When you look at the MCB in the consumer unit, it has 3 wires coming out. When the breaker is tripped the downstairs sockets and the kitchen sockets power down. You can actually follow one of the cables out and to the single kitchen socket from my cellar. He did carry out a continuity check to the kitchen sockets by removing each line from the MCB. This is how he confirmed the 3 radials to start with. 

 
He was going to run a cable from the end of 1 radial to the single socket which then returns to the MCB. I don’t think there is any extra positions in the Consumer unit.

I have seen that the downstairs and kitchen sockets are RCD protected if that helps.

 
What size MCB is there now?

If I am reading this correctly, the result will be one ring final, and one radial, the radial having just ONE socket on it.

If so, that is allowed, the "radial" will in fact be a spur from the ring final, that just happens to connect to the origin. That is allowed for ONE socket on that spur.

You cannot then add any more sockets to the spur.

 
I think you’ve misread Dave? 
I understand that the said electrician is joining the existing kitchen socket to the single kitchen socket to make a ring in the kitchen and the remaining downstairs sockets will be said radial? 

 
That’s right the downstairs sockets would be the radial (unfused spur - once ring is made). The MCB is 32A and the wiring is 2.5mm2 which surprised me. He was wanting to add only 1 cable as the MCB and cable was already rated for a ring, instead of leaving it as a radial and upgrading all the wires to 4mm2.

 
The information seems to be confusing and conflicting, but you can only have ONE socket on a spur from a ring.  If the bit that will be left as a radial has more than one socket, then no that is not allowed.

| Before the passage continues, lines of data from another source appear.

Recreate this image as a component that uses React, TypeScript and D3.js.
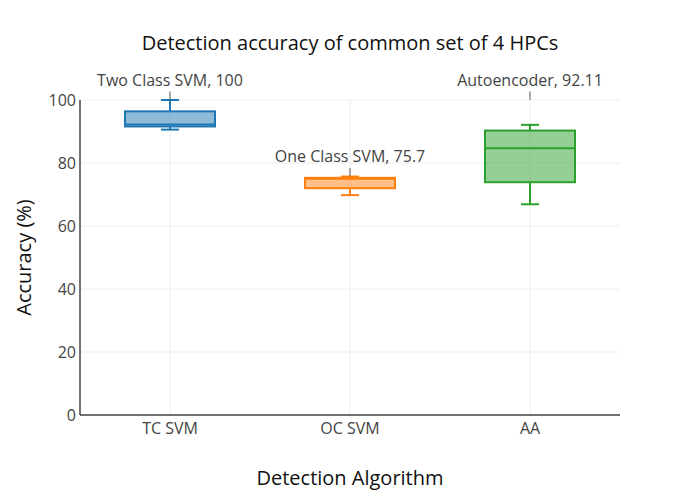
import React from "react";
import * as d3 from "d3";

// box stats
const categories = ["TC SVM", "OC SVM", "AA"];
const lowerWhisker = [90.6, 69.8, 66.9];
const q1 = [91.6, 72.0, 73.9];
const median = [92.2, 75.0, 84.7];
const q3 = [96.4, 75.3, 90.3];
const upperWhisker = [100, 75.7, 92.11];
const colors = ["#1f77b4", "#ff7f0e", "#2ca02c"];

const noteText = ["Two Class SVM, 100", "One Class SVM, 75.7", "Autoencoder, 92.11"];
const noteY = [100, 75.7, 100];

const yTicks = [0, 20, 40, 60, 80, 100];

const FONT = "'Open Sans', 'Noto Sans', sans-serif";

const App = () => {
    const width = 700;
    const height = 500;
    const margin = { top: 100, right: 80, bottom: 85, left: 80 };
    const innerW = width - margin.left - margin.right;
    const innerH = height - margin.top - margin.bottom;

    const x = d3.scaleBand().domain(categories).range([0, innerW]);
    const y = d3.scaleLinear().domain([0, 100]).range([innerH, 0]);

    const boxW = x.bandwidth() * 0.5;
    const capW = boxW * 0.2;

    return (
        <svg
            width={width}
            height={height}
            style={{ position: "absolute", left: 0, top: 0, background: "#fff" }}
            fontFamily={FONT}
        >
            <text x={width / 2} y={50} textAnchor="middle" fontSize={20} fill="#111">
                Detection accuracy of common set of 4 HPCs
            </text>
            <g transform={`translate(${margin.left},${margin.top})`}>
                {/* grid */}
                {yTicks.map((t) => (
                    <line key={"gy" + t} x1={0} x2={innerW} y1={y(t)} y2={y(t)} stroke="#eee" strokeWidth={1} />
                ))}
                {categories.map((c) => {
                    const cx = x(c)! + x.bandwidth() / 2;
                    return <line key={"gx" + c} x1={cx} x2={cx} y1={0} y2={innerH} stroke="#eee" strokeWidth={1} />;
                })}

                {/* boxes */}
                {categories.map((c, i) => {
                    const cx = x(c)! + x.bandwidth() / 2;
                    const col = colors[i];
                    return (
                        <g key={"box" + c}>
                            <line x1={cx} x2={cx} y1={y(upperWhisker[i])} y2={y(q3[i])} stroke={col} strokeWidth={2} />
                            <line x1={cx} x2={cx} y1={y(q1[i])} y2={y(lowerWhisker[i])} stroke={col} strokeWidth={2} />
                            <line x1={cx - capW / 2} x2={cx + capW / 2} y1={y(upperWhisker[i])} y2={y(upperWhisker[i])} stroke={col} strokeWidth={2} />
                            <line x1={cx - capW / 2} x2={cx + capW / 2} y1={y(lowerWhisker[i])} y2={y(lowerWhisker[i])} stroke={col} strokeWidth={2} />
                            <rect
                                x={cx - boxW / 2}
                                y={y(q3[i])}
                                width={boxW}
                                height={y(q1[i]) - y(q3[i])}
                                fill={col}
                                fillOpacity={0.5}
                                stroke={col}
                                strokeWidth={2}
                            />
                            <line x1={cx - boxW / 2} x2={cx + boxW / 2} y1={y(median[i])} y2={y(median[i])} stroke={col} strokeWidth={2} />
                        </g>
                    );
                })}

                {/* axes */}
                <line x1={0} x2={0} y1={0} y2={innerH} stroke="#444" strokeWidth={1.5} />
                <line x1={0} x2={innerW} y1={innerH} y2={innerH} stroke="#444" strokeWidth={1.5} />
                {yTicks.map((t) => (
                    <text key={"ty" + t} x={-4} y={y(t)} dy="0.35em" textAnchor="end" fontSize={16} fill="#444">
                        {t}
                    </text>
                ))}
                {categories.map((c) => (
                    <text key={"tx" + c} x={x(c)! + x.bandwidth() / 2} y={innerH + 19} textAnchor="middle" fontSize={16} fill="#444">
                        {c}
                    </text>
                ))}

                {/* annotations */}
                {categories.map((c, i) => {
                    const cx = x(c)! + x.bandwidth() / 2;
                    const py = y(noteY[i]);
                    return (
                        <g key={"note" + c}>
                            <line x1={cx} x2={cx} y1={py} y2={py - 8.5} stroke="#444" strokeOpacity={0.6} strokeWidth={1.5} />
                            <text x={cx} y={py - 20} dy="0.35em" textAnchor="middle" fontSize={16} fill="#444">
                                {noteText[i]}
                            </text>
                        </g>
                    );
                })}
            </g>
            <text
                transform={`translate(24,${margin.top + innerH / 2}) rotate(-90)`}
                textAnchor="middle"
                dy="0.35em"
                fontSize={20}
                fill="#111"
            >
                Accuracy (%)
            </text>
            <text x={margin.left + innerW / 2} y={485} textAnchor="middle" fontSize={20} fill="#111">
                Detection Algorithm
            </text>
        </svg>
    );
};

export default App;
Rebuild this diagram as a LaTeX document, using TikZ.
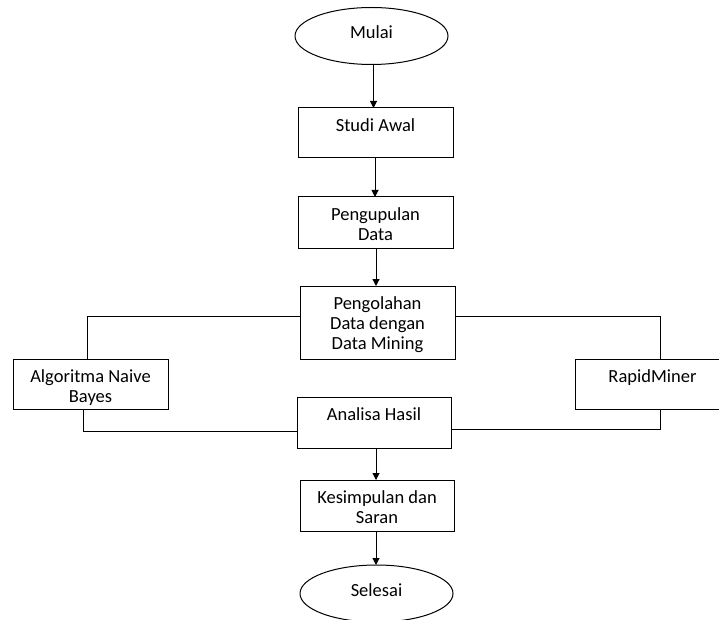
\documentclass[tikz,border=0pt]{standalone}
\usepackage{fontspec}
\setmainfont{Carlito}
\usetikzlibrary{shapes.geometric,arrows.meta}
\begin{document}
\begin{tikzpicture}[x=1pt,y=1pt,
  every node/.style={font=\fontsize{18.5}{20}\selectfont},
  boxnode/.style={draw,line width=1pt,minimum width=#1,inner sep=0pt,outer sep=0pt},
  termnode/.style={draw,ellipse,line width=1pt,minimum width=153pt,minimum height=57pt,inner sep=0pt,outer sep=0pt},
  toptext/.style={label={[anchor=north,yshift=-10pt,align=center,inner sep=0pt]north:#1}},
  midtext/.style={label={[yshift=3.5pt,inner sep=0pt]center:#1}},
  arr/.style={line width=1pt,-{Triangle[length=7pt,width=7pt]}},
  con/.style={line width=1pt}]
\clip (0,0) rectangle (719,-620);
\fill[white] (0,0) rectangle (719,-620);
\node[termnode,midtext=Mulai] (mulai) at (371.5,-36) {};
\node[boxnode=155pt,minimum height=50pt,toptext=Studi Awal] (studi) at (375.5,-133) {};
\node[boxnode=155pt,minimum height=51pt,toptext={Pengupulan\\Data}] (kumpul) at (375.5,-222.5) {};
\node[boxnode=155pt,minimum height=73pt,toptext={Pengolahan\\Data dengan\\Data Mining}] (olah) at (377.5,-322.5) {};
\node[boxnode=155pt,minimum height=50pt,toptext={Algoritma Naive\\Bayes}] (algo) at (90.5,-384) {};
\node[boxnode=155pt,minimum height=50pt,toptext=RapidMiner] (rapid) at (652.5,-384) {};
\node[boxnode=154pt,minimum height=51pt,toptext=Analisa Hasil] (analisa) at (374,-422.5) {};
\node[boxnode=154pt,minimum height=51pt,toptext={Kesimpulan dan\\Saran}] (simpul) at (377,-505.5) {};
\node[termnode,midtext=Selesai] (selesai) at (376.5,-593.5) {};

\draw[arr] ([xshift=2pt]mulai.south) -- ([xshift=2pt]mulai.south |- studi.north);
\draw[arr] ([xshift=-0.5pt]studi.south) -- ([xshift=-0.5pt]studi.south |- kumpul.north);
\draw[arr] ([xshift=0.5pt]kumpul.south) -- ([xshift=0.5pt]kumpul.south |- olah.north);
\draw[arr] ([xshift=2pt]analisa.south) -- ([xshift=2pt]analisa.south |- simpul.north);
\draw[arr] ([xshift=-1pt]simpul.south) -- ([xshift=-1pt]simpul.south |- selesai.north);

\draw[con] ([yshift=6.5pt]olah.west) -| ([xshift=-3.5pt]algo.north);
\draw[con] ([xshift=-7.5pt]algo.south) |- ([yshift=-8.5pt]analisa.west);
\draw[con] ([yshift=6.5pt]olah.east) -| ([xshift=7.5pt]rapid.north);
\draw[con] ([xshift=7.5pt]rapid.south) |- ([yshift=-6.5pt]analisa.east);
\end{tikzpicture}
\end{document}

The best compromise at the moment if you don't have any spare ways to split them, is replace the 32A mcb with 25A. You may not be able to get 25A for some consumer units so try 20A

 
That’s right the downstairs sockets would be the radial (unfused spur - once ring is made). The MCB is 32A and the wiring is 2.5mm2 which surprised me. He was wanting to add only 1 cable as the MCB and cable was already rated for a ring, instead of leaving it as a radial and upgrading all the wires to 4mm2.


This bit seems odd to say the least.

Maybe consulting another spark would make sense

 
That’s what I’m thinking, The house is old and I’ve recently moved in. I wanted to have a few things checked as we are having the kitchen refurbished and the consumer unit looks ugly, no cables are labelled and it all looks pretty tight. I have a feeling the electrician was just wanting a quick fix instead of re wiring the kitchen. 
 

 
Murdoch: I think upgrading to 4mm2 and keeping it as a radial is because the circuit is protected by 32A circuit, that would make sense rather than leaving it with 2.5mm2 cable, I can’t think of any other reason for that suggestion. 

 
You do seem to be getting odd advice from your electrician.

If you are going to replace the cables with 4mm, you might as well rewire it properly as a ring on 2.5.

What type of consumer unit?  Does it have an RCD (or two)?

Older houses often were wired on radials, which is not necessarilly bad, but do need to be properly protected.  If the whole house is like this, then it is probably a candidate for a full rewire, or at least a consumer unit swap to allow you enough circuits to have all the radial circuits on their own mcb with appropriate rated MCB e.g I would keep all three radial circuits, on 3 separate 16A mcb's.